A Stupendous Large Hand Painted 'Wall Of Death' Fairground Panel Sign by J Bell


Origin: English
Period: Early/Mid Twentieth Century
Provenance: Unknown
Date: c.1930-60
Width 61 inches
Height: 47.5 inches
Depth: 0.5 inche

Presenting fairground art at its very best is this truly wonderful hand painted vintage sign in fantastic all round condition, designed to draw in the crowds at fairgrounds all over this fair land.

Suspended from two corner holes, the panel, painted naively with a mainly sunburst yellow ground and bordered by a ruby red border, boldly advertises the “Wall Of Death” in turquoise and teal blue shadowed script. The board depicts three riders, of 1930s era, two on motorcycles and the central rider in an Austin Seven motorcar; each numbered 6, 8 and 4. Smoke billows from the exhausts and the look of fiery concentration on the driver’s faces is splendidly captured amongst the dappled faces of the crowd, brightly coloured vehicles and screeching tyres. The panel is signed lower left ‘J Bell’.

Measuring around five by four feet, there are a few scuffs consummate with age and the edges suffer from nicks here and there but the condition is generally very good.

The very first Wall of Death purportedly appeared at Coney Island Amusement Park in New York in 1911 with the first perpendicular walled version surfacing from around 1915. The Wall of Death has the audience viewing the spectacle from the top of the drum, looking downward whilst the riders start at the bottom centre and ascend a ramped section until they gain enough velocity to drive around the walls, horizontally to the floor.

In the UK they enjoyed a period of vast popularity from the 1930s until the early 1970s and all of the major fairs would have had at least one Wall of Death as part of the overall set. Many different stunts were tried and it was quite common for a lion to be taken on the wall in a sidecar whilst bears and monkeys would also be featured. The Austin Seven motorcar was also adapted for riding on the wall, as we see depicted in this panel.

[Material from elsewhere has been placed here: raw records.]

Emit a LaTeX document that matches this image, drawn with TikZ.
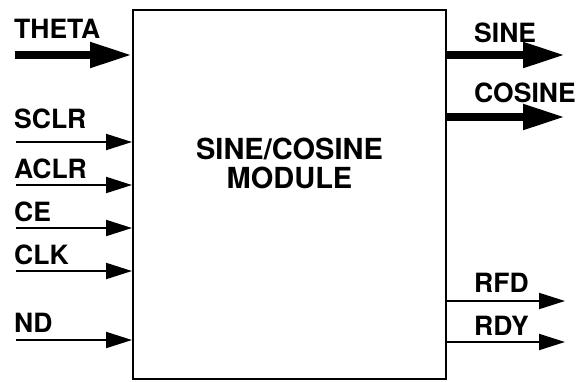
\documentclass[tikz,border=0pt]{standalone}
\usepackage{fontspec}
\setmainfont{TeX Gyre Heros}
\usetikzlibrary{arrows.meta, positioning, calc}

\tikzset{
  busline/.style={line width=8pt, -{Triangle[length=42pt, width=24pt]}},
  sigline/.style={line width=2pt, -{Triangle[length=26pt, width=16pt]}},
  pinlabel/.style={anchor=base west, inner sep=0pt, font=\fontsize{26.5}{30}\selectfont\bfseries},
}

\begin{document}
\begin{tikzpicture}[x=1pt, y=-1pt]
  \useasboundingbox (0,0) rectangle (577,381);
  % the module block
  \node[draw, line width=2pt, minimum width=313pt, minimum height=369pt, inner sep=0pt]
    (module) at (289.5,194.5) {};
  \node[align=center, inner sep=0pt, font=\fontsize{29}{29}\selectfont\bfseries]
    (title) at (289.5,163) {SINE/COSINE\\MODULE};
  % inputs
  \coordinate (theta) at (15,55);
  \node[pinlabel] (thetalbl) at (14,38) {THETA};
  \draw[busline] (theta) -- (theta -| module.west);
  \foreach \name/\y in {sclr/142, aclr/185, ce/228, clk/271, nd/340} {
    \coordinate (\name) at (16,\y);
  }
  \foreach \name/\txt/\base in {sclr/SCLR/128, aclr/ACLR/178, ce/CE/221, clk/CLK/264, nd/ND/332} {
    \node[pinlabel] (\name lbl) at (14,\base) {\txt};
    \draw[sigline] (\name) -- (\name -| module.west);
  }
  % outputs
  \foreach \name/\txt/\y/\base in {sine/SINE/55/42, cosine/COSINE/117/102} {
    \coordinate (\name) at (565,\y);
    \node[pinlabel] (\name lbl) at (474,\base) {\txt};
    \draw[busline] (\name -| module.east) -- (\name);
  }
  \foreach \name/\txt/\y/\base in {rfd/RFD/301/292, rdy/RDY/342/335} {
    \coordinate (\name) at (565,\y);
    \node[pinlabel] (\name lbl) at (474,\base) {\txt};
    \draw[sigline] (\name -| module.east) -- (\name);
  }
\end{tikzpicture}
\end{document}
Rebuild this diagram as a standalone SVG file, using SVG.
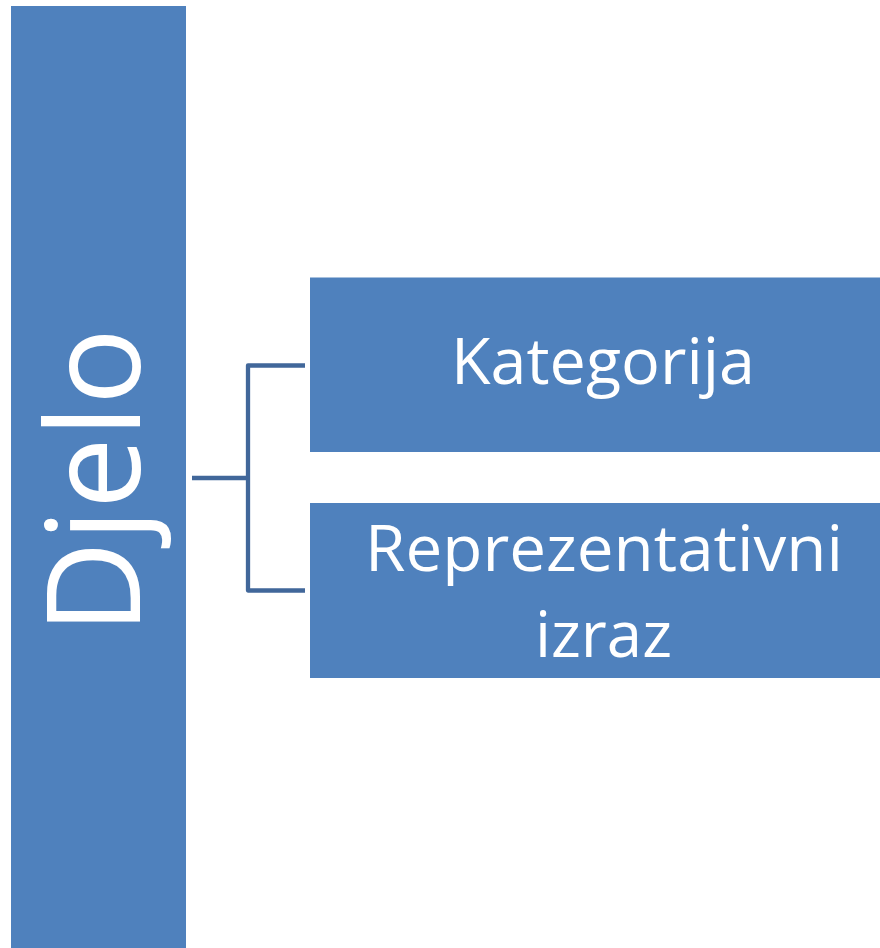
<svg xmlns="http://www.w3.org/2000/svg" width="880" height="948" viewBox="0 0 880 948">
<style>
.box{fill:#4f81bd}
.lbl{fill:#fff;font-family:"Open Sans","Noto Sans","Liberation Sans",sans-serif;text-anchor:middle}
.conn{fill:none;stroke:#41679a;stroke-width:4.3;stroke-linejoin:round}
</style>
<rect width="880" height="948" fill="#fff"/>
<g id="connectors">
<path class="conn" d="M192,478 H248"/>
<path class="conn" d="M305,365.5 H248 V590.5 H305"/>
</g>
<g id="djelo">
<rect class="box" x="11" y="6" width="175" height="942"/>
<text class="lbl" transform="translate(140,481) rotate(-90)" font-size="130" textLength="306" lengthAdjust="spacingAndGlyphs">Djelo</text>
</g>
<g id="kategorija">
<rect class="box" x="310" y="277.5" width="570" height="174.5"/>
<text class="lbl" x="603" y="384" font-size="64" textLength="304" lengthAdjust="spacingAndGlyphs">Kategorija</text>
</g>
<g id="reprezentativni">
<rect class="box" x="310" y="503" width="570" height="175"/>
<text class="lbl" x="604" y="571" font-size="64" textLength="478" lengthAdjust="spacingAndGlyphs">Reprezentativni</text>
<text class="lbl" x="603.5" y="657" font-size="64" textLength="137" lengthAdjust="spacingAndGlyphs">izraz</text>
</g>
</svg>
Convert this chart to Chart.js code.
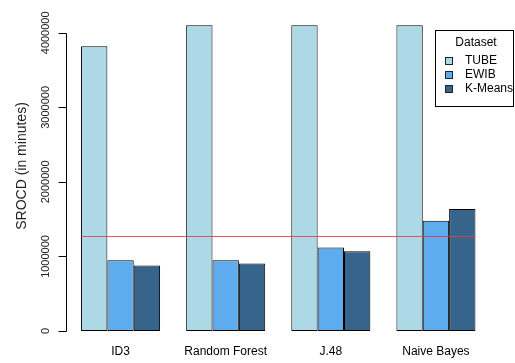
<!DOCTYPE html>
<html>
<head>
<meta charset="utf-8">
<script src="https://cdn.jsdelivr.net/npm/chart.js@4"></script>
<style>
    html, body { margin: 0; padding: 0; background: #ffffff; }
    #wrap { width: 515px; height: 363px; }
</style>
</head>
<body>
<div id="wrap"><canvas id="main-chart" width="515" height="363"></canvas></div>
<script>
// ==================== DATOS ====================
const categories = ['ID3', 'Random Forest', 'J.48', 'Naive Bayes'];
const tubeValues = [3820000, 4100000, 4100000, 4100000];
const ewibValues = [950000, 950000, 1120000, 1480000];
const kmeansValues = [880000, 905000, 1070000, 1635000];
const yTicks = [0, 1000000, 2000000, 3000000, 4000000];
const thresholdValue = 1275000;

const seriesNames = ['TUBE', 'EWIB', 'K-Means'];
const seriesColors = ['#ADD8E6', '#5CACEE', '#36648B'];
const FONT = '"Liberation Sans", Arial, sans-serif';

/**
 * Ejes, linea roja y leyenda dibujados con las escalas del grafico
 */
const rBasePlugin = {
    id: 'rBase',
    afterDatasetsDraw(chart) {
        const ctx = chart.ctx;
        const x = chart.scales.x;
        const y = chart.scales.y;
        ctx.save();

        // linea horizontal roja (umbral)
        const first = chart.getDatasetMeta(0).data[0];
        const lastMeta = chart.getDatasetMeta(2).data;
        const last = lastMeta[lastMeta.length - 1];
        const yl = Math.round(y.getPixelForValue(thresholdValue)) + 0.5;
        ctx.strokeStyle = 'rgba(225, 60, 75, 0.85)';
        ctx.lineWidth = 1;
        ctx.beginPath();
        ctx.moveTo(first.x - first.width / 2, yl);
        ctx.lineTo(last.x + last.width / 2, yl);
        ctx.stroke();

        // eje Y
        const axisX = 66.5;
        ctx.strokeStyle = '#000';
        ctx.beginPath();
        ctx.moveTo(axisX, Math.round(y.getPixelForValue(yTicks[0])) + 0.5);
        ctx.lineTo(axisX, Math.round(y.getPixelForValue(yTicks[yTicks.length - 1])) + 0.5);
        yTicks.forEach(v => {
            const py = Math.round(y.getPixelForValue(v)) + 0.5;
            ctx.moveTo(axisX, py);
            ctx.lineTo(axisX - 8, py);
        });
        ctx.stroke();

        ctx.fillStyle = '#222';
        ctx.font = '11px ' + FONT;
        ctx.textAlign = 'center';
        ctx.textBaseline = 'middle';
        yTicks.forEach(v => {
            const py = y.getPixelForValue(v);
            ctx.save();
            ctx.translate(46, py);
            ctx.rotate(-Math.PI / 2);
            ctx.fillText(String(v), 0, 0);
            ctx.restore();
        });

        // titulo eje Y
        ctx.font = '14px ' + FONT;
        ctx.save();
        ctx.translate(22, 166);
        ctx.rotate(-Math.PI / 2);
        ctx.fillText('SROCD (in minutes)', 0, 0);
        ctx.restore();

        // etiquetas eje X
        ctx.font = '12px ' + FONT;
        ctx.fillStyle = '#000';
        categories.forEach((c, i) => {
            ctx.fillText(c, x.getPixelForValue(i), 352);
        });

        // leyenda
        ctx.fillStyle = '#fff';
        ctx.fillRect(435, 30, 79, 76);
        ctx.strokeStyle = '#000';
        ctx.strokeRect(435.5, 30.5, 78, 76);
        ctx.fillStyle = '#000';
        ctx.font = '12px ' + FONT;
        ctx.textAlign = 'center';
        ctx.fillText('Dataset', 476, 43);
        ctx.textAlign = 'left';
        const rows = [61, 75, 89];
        seriesNames.forEach((n, i) => {
            ctx.fillStyle = seriesColors[i];
            ctx.fillRect(445, rows[i] - 4, 8, 8);
            ctx.strokeStyle = '#222';
            ctx.strokeRect(445.5, rows[i] - 3.5, 7, 7);
            ctx.fillStyle = '#000';
            ctx.fillText(n, 465, rows[i]);
        });

        ctx.restore();
    }
};

function makeDataset(label, data, color) {
    return {
        label: label,
        data: data,
        backgroundColor: color,
        borderColor: '#000',
        borderWidth: 1,
        borderSkipped: false,
        barPercentage: 1.0,
        categoryPercentage: 0.752
    };
}

new Chart(document.getElementById('main-chart'), {
    type: 'bar',
    data: {
        labels: categories,
        datasets: [
            makeDataset(seriesNames[0], tubeValues, seriesColors[0]),
            makeDataset(seriesNames[1], ewibValues, seriesColors[1]),
            makeDataset(seriesNames[2], kmeansValues, seriesColors[2])
        ]
    },
    options: {
        responsive: false,
        animation: false,
        layout: {
            padding: { left: 68, right: 26.5, top: 3, bottom: 32 }
        },
        plugins: {
            legend: { display: false },
            tooltip: { enabled: false }
        },
        scales: {
            x: { display: false, offset: true },
            y: { display: false, min: 0, max: 4400000 }
        }
    },
    plugins: [rBasePlugin]
});
</script>
</body>
</html>
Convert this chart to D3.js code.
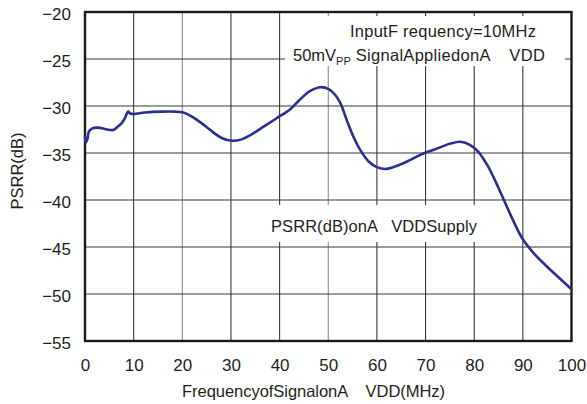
<!DOCTYPE html>
<html>
<head>
<meta charset="utf-8">
<script src="https://cdn.jsdelivr.net/npm/d3@7"></script>
<style>
  body { margin: 0; background: #fff; }
  svg text { font-family: "Liberation Sans", Arial, sans-serif; fill: #231f20; }
</style>
</head>
<body>
<div id="chart"></div>
<script>
const width = 587
const height = 404

// data
const freq = [0, 0.2, 0.55, 0.8, 1.4, 2.7, 4.1, 5.8, 6.5, 7.5, 8.2, 8.6, 8.9, 9.3, 10, 12.3, 15.8, 18.5, 20.2, 21.9, 24, 26.1, 28.1, 30.2, 32.2, 34, 36.7, 39.4, 42.2, 44.2, 46.3, 48.4, 50.1, 51.4, 52.5, 53.8, 55.2, 56.6, 58.3, 60, 61.7, 63.4, 66.2, 68.9, 70.3, 73, 75.1, 77.2, 79.2, 80.9, 82.7, 84.4, 86.1, 87.8, 89.9, 92.3, 95, 97.7, 100]
const psrr = [-33.2, -33.9, -33.4, -32.7, -32.4, -32.3, -32.45, -32.55, -32.3, -31.85, -31.3, -30.8, -30.6, -30.8, -30.85, -30.7, -30.6, -30.6, -30.7, -31.1, -31.85, -32.7, -33.4, -33.7, -33.55, -33.1, -32.2, -31.3, -30.35, -29.3, -28.4, -28.0, -28.2, -28.8, -29.7, -31.5, -33.3, -34.7, -35.9, -36.5, -36.7, -36.5, -35.9, -35.2, -34.9, -34.4, -34.0, -33.8, -34.15, -34.9, -36.3, -38.05, -40, -41.95, -44.1, -45.7, -47.1, -48.4, -49.5]

const xTicks = [0, 10, 20, 30, 40, 50, 60, 70, 80, 90, 100]
const yTicks = [-20, -25, -30, -35, -40, -45, -50, -55]

const margin = {top: 12, right: 15.5, bottom: 63, left: 85}
const w = width - margin.left - margin.right
const h = height - margin.top - margin.bottom

let svg = d3.select("#chart")
            .append("svg")
            .attr("width", width)
            .attr("height", height)

let g = svg.append("g")
           .attr("transform", "translate(" + margin.left + "," + margin.top + ")")

let x = d3.scaleLinear().domain([0, 100]).range([0, w])
let y = d3.scaleLinear().domain([-55, -20]).range([h, 0])

// grid
g.append("g")
 .selectAll("line")
 .data(xTicks.slice(1, -1))
 .enter()
 .append("line")
 .attr("x1", d => x(d)).attr("x2", d => x(d))
 .attr("y1", 0).attr("y2", h)
 .attr("stroke", d => (d == 20 || d == 50) ? "#8a8a8a" : "#3a3a3a")
 .attr("stroke-width", 1.1)

g.append("g")
 .selectAll("line")
 .data(yTicks.slice(1, -1))
 .enter()
 .append("line")
 .attr("x1", 0).attr("x2", w)
 .attr("y1", d => y(d)).attr("y2", d => y(d))
 .attr("stroke", "#3a3a3a")
 .attr("stroke-width", 1.1)

// white boxes behind the notes
g.append("rect")
 .attr("x", 200).attr("y", 4).attr("width", 280).attr("height", 50)
 .attr("fill", "#fff")
g.append("rect")
 .attr("x", 177).attr("y", 193).attr("width", 230).attr("height", 37)
 .attr("fill", "#fff")

// frame
g.append("rect")
 .attr("width", w).attr("height", h)
 .attr("fill", "none")
 .attr("stroke", "#1a1a1a")
 .attr("stroke-width", 2.4)

// tick labels
let xAxis = d3.axisBottom(x).tickValues(xTicks).tickSize(0).tickPadding(18)
g.append("g")
 .attr("transform", "translate(0," + h + ")")
 .call(xAxis)
 .call(a => a.select(".domain").remove())
 .selectAll("text")
 .attr("font-size", 17)
 .attr("font-family", "Liberation Sans, Arial, sans-serif")
 .attr("fill", "#231f20")

let yAxis = d3.axisLeft(y).tickValues(yTicks).tickSize(0).tickPadding(14)
  .tickFormat(d => "\u2212" + Math.abs(d))
g.append("g")
 .call(yAxis)
 .call(a => a.select(".domain").remove())
 .selectAll("text")
 .attr("font-size", 17)
 .attr("dy", "0.42em")
 .attr("font-family", "Liberation Sans, Arial, sans-serif")
 .attr("fill", "#231f20")

// curve
let line = d3.line()
  .x((d, i) => x(freq[i]))
  .y(d => y(d))
  .curve(d3.curveCatmullRom.alpha(0.5))

g.append("path")
 .datum(psrr)
 .attr("d", line)
 .attr("fill", "none")
 .attr("stroke", "#2b3091")
 .attr("stroke-width", 2.6)
 .attr("stroke-linejoin", "round")

// notes
svg.append("text")
   .attr("x", 350).attr("y", 37)
   .attr("font-size", 16.5)
   .attr("textLength", 186)
   .text("InputF requency=10MHz")

let t2 = svg.append("text")
   .attr("x", 293).attr("y", 61)
   .attr("font-size", 16.5)
   .style("white-space", "pre")
t2.append("tspan").text("50mV")
t2.append("tspan").attr("font-size", 11).attr("dy", 4).text("PP")
t2.append("tspan").attr("dy", -4).attr("textLength", 194).text(" SignalAppliedonA    VDD")

svg.append("text")
   .attr("x", 271).attr("y", 232)
   .attr("font-size", 16.5)
   .attr("textLength", 206)
   .style("white-space", "pre")
   .text("PSRR(dB)onA   VDDSupply")

// axis titles
svg.append("text")
   .attr("x", 182).attr("y", 397)
   .attr("font-size", 16.5)
   .attr("textLength", 263)
   .style("white-space", "pre")
   .text("FrequencyofSignalonA    VDD(MHz)")

svg.append("text")
   .attr("transform", "translate(23,171) rotate(-90)")
   .attr("text-anchor", "middle")
   .attr("font-size", 16.5)
   .text("PSRR(dB)")
</script>
</body>
</html>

There are only three Walls of Death in the United Kingdom performing today, traveled by Graham Crispey, Ken Fox and Allan Ford; the others not being able to meet the exacting standards required nowadays.

The fact that the Wall of Death is almost extinct in fairgrounds today makes this artwork even more desirable, and the quality of the painting, the condition, and the sheer size of the panel all contribute to produce a sight to behold.

Perfectly capturing the noise, speed, and smell of this never to be forgotten experience; this is a real decorative gem.